Я получала повышенную стипендию, и папа присылал мне ровно столько денег, чтобы платить даже не за квартиру, не за комнату, а за угол. Хотя папа мог оплатить и съемную квартиру.
Если куда-то ездили на машине, то всегда вместе: папа, мама, брат и я. Если бы я попросила папу дать мне машину, я бы оказалась за Уральскими горами. Папа остается для меня примером во всем, я его любила и продолжаю любить. Я часто думаю, что бы он сказал в той или иной ситуации.
— От студентов-медиков иногда можно услышать фразу: «Это я тебе как врач говорю». Когда Вы почувствовали себя врачом?

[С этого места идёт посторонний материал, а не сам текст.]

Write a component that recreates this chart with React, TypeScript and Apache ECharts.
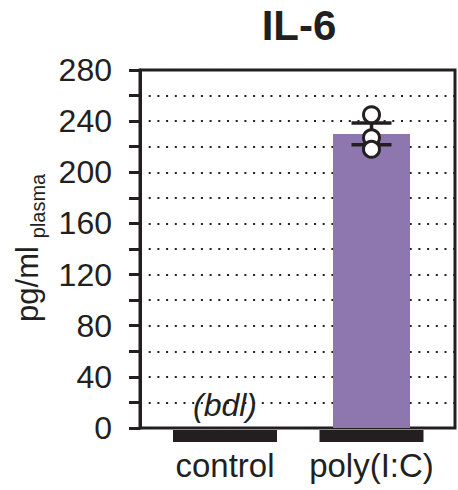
import React, { useEffect, useRef } from "react";
import * as echarts from "echarts";

const categories = ["control", "poly(I:C)"];
const barValues = [0, 230];
const semValues = [0, 8.5];
const pointValues = [245, 227, 218];
const yTicks = [0, 40, 80, 120, 160, 200, 240, 280];

const INK = "#231f20";
const FONT = "'Liberation Sans', Arial, Helvetica, sans-serif";

export default function App() {
  const ref = useRef<HTMLDivElement>(null);
  useEffect(() => {
    if (!ref.current) return;
    document.body.style.margin = "0";
    const chart = echarts.init(ref.current, undefined, { renderer: "svg" });
    const option: any = {
      animation: false,
      backgroundColor: "#ffffff",
      textStyle: { fontFamily: FONT, color: INK },
      grid: [
        { left: 140, width: 315, top: 70, bottom: 62, show: true, borderColor: INK, borderWidth: 3, backgroundColor: "transparent" },
        { left: 151.75, width: 293, top: 70, bottom: 62 },
      ],
      xAxis: [
        { type: "value", gridIndex: 0, show: false, min: 0, max: 1 },
        {
          type: "category",
          gridIndex: 1,
          data: categories,
          axisLine: { show: false },
          axisTick: { show: false },
          axisLabel: { interval: 0, hideOverlap: false, fontSize: 33, color: INK, fontFamily: FONT, margin: 21 },
        },
      ],
      yAxis: [
        {
          type: "value",
          gridIndex: 0,
          min: 0,
          max: 280,
          interval: 20,
          axisLine: { show: true, lineStyle: { color: INK, width: 3 } },
          axisTick: { show: true, length: 11, lineStyle: { color: INK, width: 3 } },
          axisLabel: {
            fontSize: 32,
            color: INK,
            fontFamily: FONT,
            margin: 28,
            formatter: (v: number) => (yTicks.indexOf(v) >= 0 ? String(v) : ""),
          },
          splitLine: { show: true, lineStyle: { color: INK, width: 2, type: [2, 6.7] } },
        },
        { type: "value", gridIndex: 1, min: 0, max: 280, show: false, splitLine: { show: false } },
      ],
      series: [
        {
          type: "custom",
          xAxisIndex: 1,
          yAxisIndex: 1,
          clip: false,
          data: categories.map((_, i) => [i, 0]),
          renderItem: (params: any, api: any) => {
            const p = api.coord([api.value(0), 0]);
            return {
              type: "rect",
              shape: { x: p[0] - 52, y: p[1] + 2, width: 104, height: 12 },
              style: { fill: INK },
            };
          },
          z: 5,
        },
        {
          type: "bar",
          xAxisIndex: 1,
          yAxisIndex: 1,
          barWidth: 77,
          itemStyle: { color: "#8e76ae" },
          data: barValues.map((v, i) =>
            i === 0
              ? {
                  value: v,
                  label: {
                    show: true,
                    position: "top",
                    distance: 7,
                    formatter: "(bdl)",
                    fontStyle: "italic",
                    fontSize: 32,
                    color: INK,
                    fontFamily: FONT,
                  },
                }
              : { value: v }
          ),
          z: 2,
        },
        {
          type: "custom",
          xAxisIndex: 1,
          yAxisIndex: 1,
          data: barValues.map((v, i) => [i, v, semValues[i]]).filter((d) => d[2] > 0),
          renderItem: (params: any, api: any) => {
            const x = api.value(0);
            const m = api.value(1);
            const e = api.value(2);
            const t = api.coord([x, m + e]);
            const b = api.coord([x, m - e]);
            const st = { stroke: INK, lineWidth: 3.5 };
            return {
              type: "group",
              children: [
                { type: "line", shape: { x1: t[0], y1: t[1], x2: b[0], y2: b[1] }, style: st },
                { type: "line", shape: { x1: t[0] - 20, y1: t[1], x2: t[0] + 20, y2: t[1] }, style: st },
                { type: "line", shape: { x1: b[0] - 20, y1: b[1], x2: b[0] + 20, y2: b[1] }, style: st },
              ],
            };
          },
          z: 6,
        },
        {
          type: "scatter",
          xAxisIndex: 1,
          yAxisIndex: 1,
          symbol: "circle",
          symbolSize: 16,
          itemStyle: { color: "#ffffff", borderColor: INK, borderWidth: 3, opacity: 1 },
          data: pointValues.map((v) => [1, v]),
          z: 7,
        },
      ],
      graphic: [
        {
          type: "text",
          x: 299,
          y: 25,
          style: { text: "IL-6", fontSize: 42, fontWeight: "bold", fontFamily: FONT, fill: INK, textAlign: "center", textVerticalAlign: "middle" },
        },
        {
          type: "text",
          x: 27,
          y: 284,
          rotation: Math.PI / 2,
          style: { text: "pg/ml", fontSize: 31, fontFamily: FONT, fill: INK, textAlign: "center", textVerticalAlign: "middle" },
        },
        {
          type: "text",
          x: 38,
          y: 206,
          rotation: Math.PI / 2,
          style: { text: "plasma", fontSize: 20, fontFamily: FONT, fill: INK, textAlign: "center", textVerticalAlign: "middle" },
        },
      ],
    };
    chart.setOption(option);
    return () => chart.dispose();
  }, []);
  return <div ref={ref} style={{ position: "fixed", left: 0, top: 0, width: 458, height: 490 }} />;
}
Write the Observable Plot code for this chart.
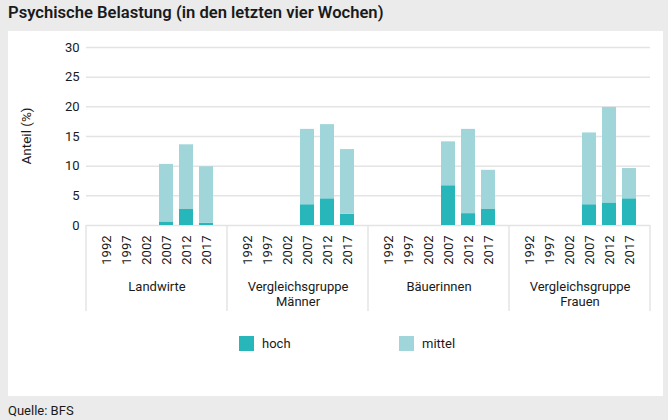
<!DOCTYPE html>
<html>
<head>
<meta charset="utf-8">
<script src="https://cdn.jsdelivr.net/npm/d3@7"></script>
<script src="https://cdn.jsdelivr.net/npm/@observablehq/plot@0.6"></script>
<style>
  html, body { margin: 0; padding: 0; }
  body { width: 668px; height: 420px; background: #ebebeb; position: relative; overflow: hidden;
         font-family: Roboto, "Open Sans", sans-serif; color: #1a1a1a; }
  #title { position: absolute; left: 8px; top: 3px; font-size: 16.6px; font-weight: 600; line-height: 19px; white-space: nowrap; }
  #panel { position: absolute; left: 8px; top: 31px; width: 655px; height: 365px; background: #fff; }
  #chart { position: absolute; left: 0; top: 0; }
  #ylabel { position: absolute; font-size: 13.5px; white-space: nowrap; transform: translate(-50%, -50%) rotate(-90deg); }
  .lg-item { position: absolute; top: 305px; height: 15px; display: flex; align-items: center; font-size: 13px; }
  .lg-sw { width: 15px; height: 15px; margin-right: 8px; }
  #caption { position: absolute; left: 8px; top: 403px; font-size: 13px; line-height: 15px; }
</style>
</head>
<body>
<div id="title">Psychische Belastung (in den letzten vier Wochen)</div>
<div id="panel"><div id="chart"></div></div>
<div id="caption">Quelle: BFS</div>
<script>
// ---- data ----
const groups = ["Landwirte", "Vergleichsgruppe Männer", "Bäuerinnen", "Vergleichsgruppe Frauen"];
const groupLabels = ["Landwirte", "Vergleichsgruppe\nMänner", "Bäuerinnen", "Vergleichsgruppe\nFrauen"];
const years = ["1992", "1997", "2002", "2007", "2012", "2017"];
const seriesNames = ["hoch", "mittel"];
const seriesColors = ["#27b6ba", "#a0d6d9"];
const yTicks = [0, 5, 10, 15, 20, 25, 30];
const yLabel = "Anteil (%)";

// values per group, per year (null = no data)
const hochLandwirte   = [null, null, null, 0.6, 2.7, 0.4];
const mittelLandwirte = [null, null, null, 9.7, 10.9, 9.5];
const hochMaenner     = [null, null, null, 3.5, 4.5, 1.9];
const mittelMaenner   = [null, null, null, 12.7, 12.5, 10.9];
const hochBaeuerinnen   = [null, null, null, 6.7, 2.0, 2.7];
const mittelBaeuerinnen = [null, null, null, 7.4, 14.2, 6.6];
const hochFrauen      = [null, null, null, 3.5, 3.8, 4.5];
const mittelFrauen    = [null, null, null, 12.1, 16.1, 5.1];

const hochByGroup = [hochLandwirte, hochMaenner, hochBaeuerinnen, hochFrauen];
const mittelByGroup = [mittelLandwirte, mittelMaenner, mittelBaeuerinnen, mittelFrauen];

const rows = [];
groups.forEach((g, gi) => {
  years.forEach((yr, yi) => {
    [[seriesNames[0], hochByGroup[gi][yi]], [seriesNames[1], mittelByGroup[gi][yi]]].forEach(([s, v]) => {
      if (v != null) rows.push({group: g, year: yr, series: s, value: v});
    });
  });
});

const chart = Plot.plot({
  width: 655,
  height: 290,
  marginLeft: 76,
  marginRight: 12,
  marginTop: 16,
  marginBottom: 96,
  style: {fontFamily: "Roboto, sans-serif", fontSize: "13px", color: "#1a1a1a", background: "transparent", overflow: "visible"},
  fx: {domain: groups, padding: 0, label: null},
  x: {domain: years, paddingInner: 0.28, paddingOuter: 0.545, label: null},
  y: {domain: [0, 30], label: null},
  color: {domain: seriesNames, range: seriesColors},
  marks: [
    Plot.gridY(yTicks, {stroke: "#e4e4e4", strokeOpacity: 1, strokeWidth: 1.5}),
    Plot.axisY(yTicks, {tickSize: 0, tickPadding: 7, label: null}),
    Plot.axisX({tickRotate: -90, tickSize: 0, tickPadding: 10, label: null}),
    Plot.axisFx({anchor: "bottom", tickSize: 0, tickPadding: 54, label: null, lineHeight: 1.2,
                 tickFormat: g => groupLabels[groups.indexOf(g)]}),
    Plot.barY(rows, {fx: "group", x: "year", y: "value", fill: "series"})
  ]
});

document.getElementById("chart").appendChild(chart);

// group separators at facet edges, derived from the fx and y scales
const fx = chart.scale("fx");
const ys = chart.scale("y");
const y0 = ys.apply(0);
const edges = groups.map(g => fx.apply(g)).concat([fx.apply(groups[groups.length - 1]) + fx.bandwidth]);
d3.select(chart).append("g")
  .selectAll("line").data(edges).join("line")
  .attr("x1", d => d).attr("x2", d => d)
  .attr("y1", y0).attr("y2", y0 + 86)
  .attr("stroke", "#e4e4e4").attr("stroke-width", 1.5);

const panel = document.getElementById("panel");

// y axis label, centred on the y range
const yl = document.createElement("div");
yl.id = "ylabel";
yl.textContent = yLabel;
yl.style.left = "18px";
yl.style.top = ((ys.apply(0) + ys.apply(30)) / 2) + "px";
panel.appendChild(yl);

// legend
const legendX = [231, 391];
seriesNames.forEach((s, i) => {
  const item = document.createElement("div");
  item.className = "lg-item";
  item.style.left = legendX[i] + "px";
  const sw = document.createElement("div");
  sw.className = "lg-sw";
  sw.style.background = seriesColors[i];
  item.appendChild(sw);
  item.appendChild(document.createTextNode(s));
  panel.appendChild(item);
});
</script>
</body>
</html>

— Я почувствовала себя врачом, когда сделала самостоятельно первую операцию. Это было в 1958—1959 году в Московской офтальмологической больнице после клинической ординатуры. До того, как поступить в ординатуру, я примерно полтора года работала в поликлинике Благушинской больницы (в настоящее время Городская клиническая больница им. Ф.И. Иноземцева – прим. ред.), была секретарем комсомольской организации. Однако до ощущения себя врачом было еще далеко, т.к. сразу после института села на прием, и практических знаний не было. Придет больной, я делаю умный вид и капаю альбуцид, а сама после приема лихорадочно листаю книжки, спрятанные в столе. Какой это врач? Врач – это специалист, который видит, анализирует, принимает самостоятельное решение и несет ответственность за свои действия.
Сегодня я могу с уверенностью сказать, что хорошо знаю свою специальность, офтальмоонкологию, и когда я вижу, как, например, интравитреальные хирурги «кускуют» опухоли, мне становится плохо. Если ставить задачу удалить, при этом не определить, какой ценой, такое удаление ничего не стоит.
Хирургией я стала заниматься в Московской Глазной больнице (катаракты под контролем во время учебы в ординатуре – не в счет). Я почувствовала, что поставив свою подпись в истории болезни, как хирург несу ответственность. Вы знаете, я всегда переживаю за операцию, при этом я уверена, какая бы ситуация ни случилась, какую бы подлянку болезнь мне не подкладывала, я из нее выкручусь. Однако такая уверенность пришла не сразу, только с опытом, в моем случае лет в 45. Хирургом нельзя стать в 20-25 лет только лишь из принципа «Я люблю хирургию».
Я вспоминаю Михаила Ильича Кузина, хирурга от бога, который учил не «рукоприкладству», но подходу к хирургическому лечению. Я поняла в своей жизни, что в хирургии очень важно знать топографическую анатомию, важно, планируя операцию, отдавать отчет, с чем ты оставишь больного. Я с нежностью отношусь к хирургии, очень ее люблю, но я всегда должна знать, почему я иду на операцию, и что будет после моего вмешательства. Этому меня научил Михаил Ильич Кузин. Прошло столько лет, а он стоит перед моими глазами сухощавый, черноволосый, улыбающийся. Я сдавала ему госэкзамен по хирургии.